Use of the molecular beam mass spectrometry to study the low-temperature combustion chemistry.

With the aim to reduce the global pollution caused by the increasing levels of NOx, CO and CO2 emitted by internal combustion engines, the study of low-temperature chemistry (LTC) of the combustion process has been greatly enhanced. The goal of this thesis work is to evaluate the performances of the time-of-flight Molecular Beam Mass Spectrometry (TOF-MBMS) in the analysis of the oxidation of propane at low temperature with strong interest in the detection of fleeting species to verify the low-temperature oxidation mechanism. To do that we performed two different experiments: propane oxidation in jet stirred reactor and ozone activated cool diffusion flame in a counterflow setup. The first was carried out flowing a mixture of C3H8/O2/Ar with molar fraction 2/13/85%, respectively, corresponding to a equals to 0.77, in the temperature range 750-1100 K and residence time τ=1 s.

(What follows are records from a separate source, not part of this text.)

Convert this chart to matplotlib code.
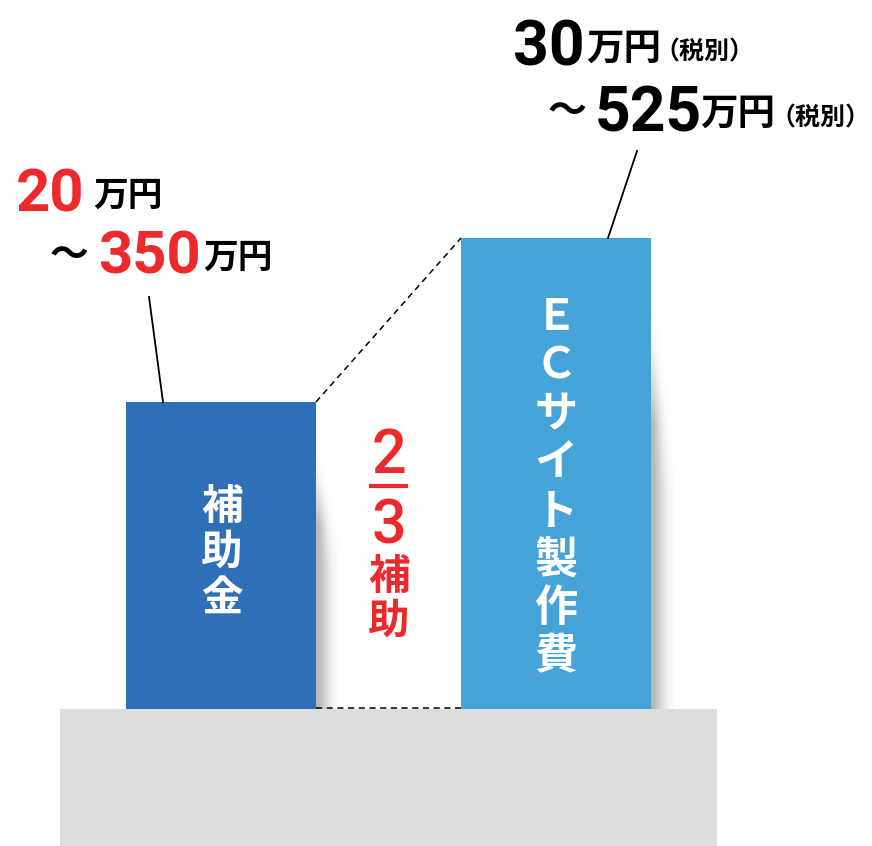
import numpy as np
import matplotlib
matplotlib.use('Agg')
import matplotlib.pyplot as plt
from matplotlib.patches import Rectangle

# データ
bar_labels = ['補助金', 'ＥＣサイト製作費']
bar_heights = [307, 471]            # 棒の高さ
subsidy_range = ['20', '350']       # 補助金 万円
cost_range = ['30', '525']          # 製作費 万円（税別）
unit = '万円'
tax = '（税別）'
ratio = ['2', '3']
ratio_word = '補助'

# 色・フォント
c_left = '#2e6fb7'
c_right = '#45a3d7'
c_red = '#ec2a2c'
c_base = '#dddddd'
cjk = 'Noto Sans CJK JP'
num = ['Roboto', 'Noto Sans CJK JP']

W, H = 872, 846
fig = plt.figure(figsize=(W / 100, H / 100), dpi=100)
ax = fig.add_axes([0, 0, 1, 1])
ax.axis('off')

base_y = 709
bar_x = [126, 461]
bar_w = 190


def shadow(x0, ytop, ybot, wmax):
    rows = int(ybot - ytop)
    cols = int(wmax)
    t = np.linspace(0, 1, rows)[:, None]
    dx = np.arange(cols)[None, :]
    w = wmax * (0.35 + 0.65 * np.clip(t * 2.2, 0, 1))
    fade = np.clip(t * 3.5, 0, 1) ** 1.5
    a = 0.5 * fade * np.exp(-(dx / (w * 0.55)) ** 2)
    img = np.zeros((rows, cols, 4))
    img[..., :3] = 0.42
    img[..., 3] = a
    ax.imshow(img, extent=(x0, x0 + cols, ybot, ytop), aspect='auto',
              interpolation='bilinear', zorder=1)


# 台
ax.add_patch(Rectangle((60, base_y), 657, H - base_y, color=c_base, zorder=0, lw=0))

# 影
shadow(bar_x[0] + bar_w - 1, base_y - bar_heights[0] + 50, base_y, 24)
shadow(bar_x[1] + bar_w - 1, base_y - bar_heights[1] + 70, base_y, 24)

# 棒
ax.bar(bar_x, [-h for h in bar_heights], width=bar_w, bottom=base_y,
       align='edge', color=[c_left, c_right], zorder=2)

# 点線
top_l = base_y - bar_heights[0]
top_r = base_y - bar_heights[1]
ax.plot([bar_x[0] + bar_w, bar_x[1]], [top_l, top_r], color='black', lw=1.1,
        dashes=(4, 3), zorder=3)
ax.plot([bar_x[0] + bar_w, bar_x[1]], [base_y - 1, base_y - 1], color='black', lw=1.1,
        dashes=(4, 3), zorder=3)

# 引き出し線
ax.plot([163, 149], [top_l, 297], color='black', lw=1.3, zorder=3)
ax.plot([608, 637], [top_r, 151], color='black', lw=1.3, zorder=3)

# 棒の中の縦書き
for i, ch in enumerate(bar_labels[0]):
    ax.text(222, 507 + i * 46, ch, color='white', fontsize=30, fontweight='bold',
            family=cjk, ha='center', va='center', zorder=4)
for i, ch in enumerate(bar_labels[1]):
    ax.text(556, 317 + i * 48.5, ch, color='white', fontsize=31, fontweight='bold',
            family=cjk, ha='center', va='center', zorder=4)

# 2/3 補助
ax.text(389, 473, ratio[0], color=c_red, fontsize=44, fontweight='medium',
        family=num, ha='center', va='baseline', zorder=4)
ax.plot([369, 408], [486, 486], color=c_red, lw=3, solid_capstyle='butt', zorder=4)
ax.text(389, 543, ratio[1], color=c_red, fontsize=44, fontweight='medium',
        family=num, ha='center', va='baseline', zorder=4)
for i, ch in enumerate(ratio_word):
    ax.text(389, 577 + i * 45, ch, color=c_red, fontsize=30, fontweight='bold',
            family=cjk, ha='center', va='center', zorder=4)

# 左の金額
ax.text(16, 212, subsidy_range[0], color=c_red, fontsize=43, fontweight='bold',
        family=num, ha='left', va='baseline')
ax.text(93, 206, unit, color='black', fontsize=25, fontweight='bold',
        family=cjk, ha='left', va='baseline')
ax.text(50, 255, '～', color='black', fontsize=28, fontweight='bold',
        family=cjk, ha='left', va='center')
ax.text(98, 274, subsidy_range[1], color=c_red, fontsize=43, fontweight='bold',
        family=num, ha='left', va='baseline')
ax.text(203, 268, unit, color='black', fontsize=25, fontweight='bold',
        family=cjk, ha='left', va='baseline')

# 右の金額
ax.text(513, 66, cost_range[0], color='black', fontsize=45, fontweight='bold',
        family=num, ha='left', va='baseline')
ax.text(586, 60, unit, color='black', fontsize=27, fontweight='bold',
        family=cjk, ha='left', va='baseline')
ax.text(654, 60, tax, color='black', fontsize=18, fontweight='bold',
        family=cjk, ha='left', va='baseline')
ax.text(548, 111, '～', color='black', fontsize=28, fontweight='bold',
        family=cjk, ha='left', va='center')
ax.text(595, 131, cost_range[1], color='black', fontsize=45, fontweight='bold',
        family=num, ha='left', va='baseline')
ax.text(700, 125, unit, color='black', fontsize=27, fontweight='bold',
        family=cjk, ha='left', va='baseline')
ax.text(770, 126, tax, color='black', fontsize=18, fontweight='bold',
        family=cjk, ha='left', va='baseline')

ax.set_xlim(0, W)
ax.set_ylim(H, 0)
fig.savefig('out.png', dpi=100, facecolor='white')
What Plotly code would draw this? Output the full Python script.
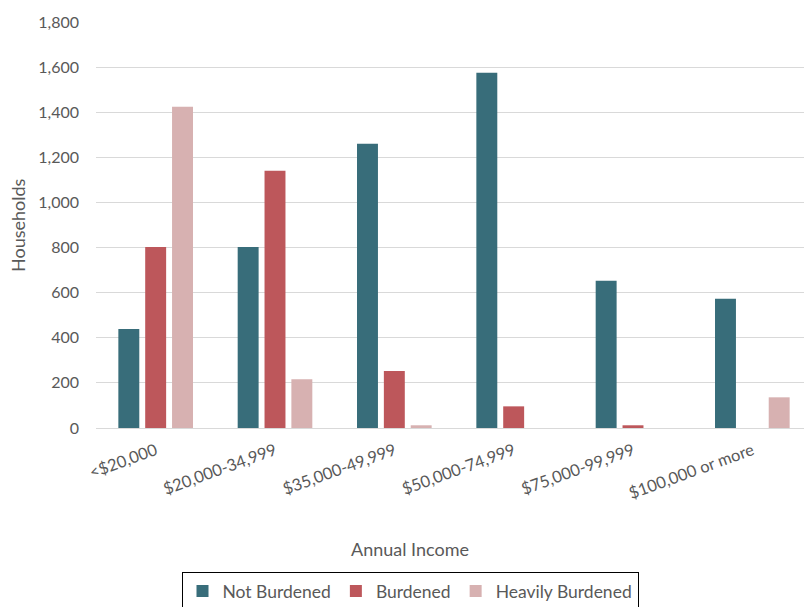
import plotly.graph_objects as go

categories = ["<$20,000", "$20,000-34,999", "$35,000-49,999", "$50,000-74,999", "$75,000-99,999", "$100,000 or more"]
not_burdened = [439, 803, 1260, 1575, 653, 573]
burdened = [803, 1140, 253, 96, 12, 0]
heavily_burdened = [1424, 216, 12, 0, 0, 136]
y_ticks = [0, 200, 400, 600, 800, 1000, 1200, 1400, 1600, 1800]

colors = {"Not Burdened": "#386D7A", "Burdened": "#BD575B", "Heavily Burdened": "#D7B1B1"}

fig = go.Figure()
for name, vals in [("Not Burdened", not_burdened), ("Burdened", burdened), ("Heavily Burdened", heavily_burdened)]:
    fig.add_trace(go.Bar(x=categories, y=vals, name=name,
                         marker=dict(color=colors[name], line=dict(width=0))))

font_family = "Lato, Open Sans, sans-serif"
fig.update_layout(
    width=804, height=599,
    margin=dict(l=88, r=0, t=14, b=179, autoexpand=False),
    paper_bgcolor="white", plot_bgcolor="white",
    barmode="group", bargap=0.325, bargroupgap=0.22,
    font=dict(family=font_family, color="#595959", size=16),
    showlegend=True,
    legend=dict(orientation="h", xref="container", yref="container",
                x=(410-8)/804, xanchor="center", y=1-(572-8)/599, yanchor="top",
                bordercolor="#000000", borderwidth=1, font=dict(size=17.5, color="#595959"),
                itemwidth=30, tracegroupgap=0),
    xaxis=dict(tickangle=-20, tickfont=dict(size=16.5, color="#595959"), showgrid=False,
               showline=True, linecolor="#D9D9D9", linewidth=1, ticks="", ticklabelstandoff=6),
    yaxis=dict(range=[0, 1800], tickvals=y_ticks, tickformat=",", showgrid=True,
               gridcolor="#D9D9D9", gridwidth=1, zeroline=False, ticks="",
               tickfont=dict(size=16, color="#595959"), ticklabelstandoff=16),
    annotations=[
        dict(text="Annual Income", xref="paper", yref="paper", x=0.4385, y=(428-549)/406,
             xanchor="center", yanchor="middle", showarrow=False, font=dict(size=18, color="#595959")),
        dict(text="Households", xref="paper", yref="paper", x=-(96-18)/716, y=(428-225)/406,
             xanchor="center", yanchor="middle", showarrow=False, textangle=-90,
             font=dict(size=18, color="#595959")),
    ],
)
fig.write_html("out.html")
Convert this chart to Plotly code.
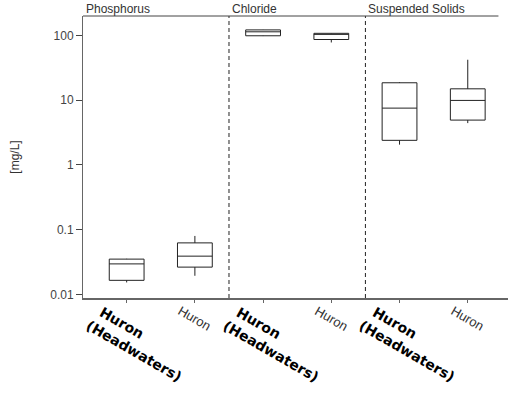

To support the results obtained from MBMS, we analyzed the propane oxidation in the same conditions with the gas chromatograph (GC) technique. The results have been compared with the MBMS ones showing good agreement for most of the analysed species. Numerical simulations of the molar fraction of all species were performed and compared with experimental data. The results indicate that the model well predicts the trends of the molar fraction of the species, except for C2H2 and the allyl radical. The onset of the reaction is predicted at a lower temperature than in the experiment. In cool flame experiments the fuel/N2 and O2/O3 streams are facing each other and both propane and n-butane were used as fuel. In propane experiments a 50/50% C3H8/N2 mixture has been used with O2 flow rate of 5 dm3/min, which corresponds to an ozone concentration of 5.94%. For n-butane tests the mixture used was 45/55% for C4H10/N2, O2 flow rate 7 dm3/min and ozone concentration of 5.02%. Numerical analysis was performed showing a good prediction of flame position and species profiles through the reaction zone.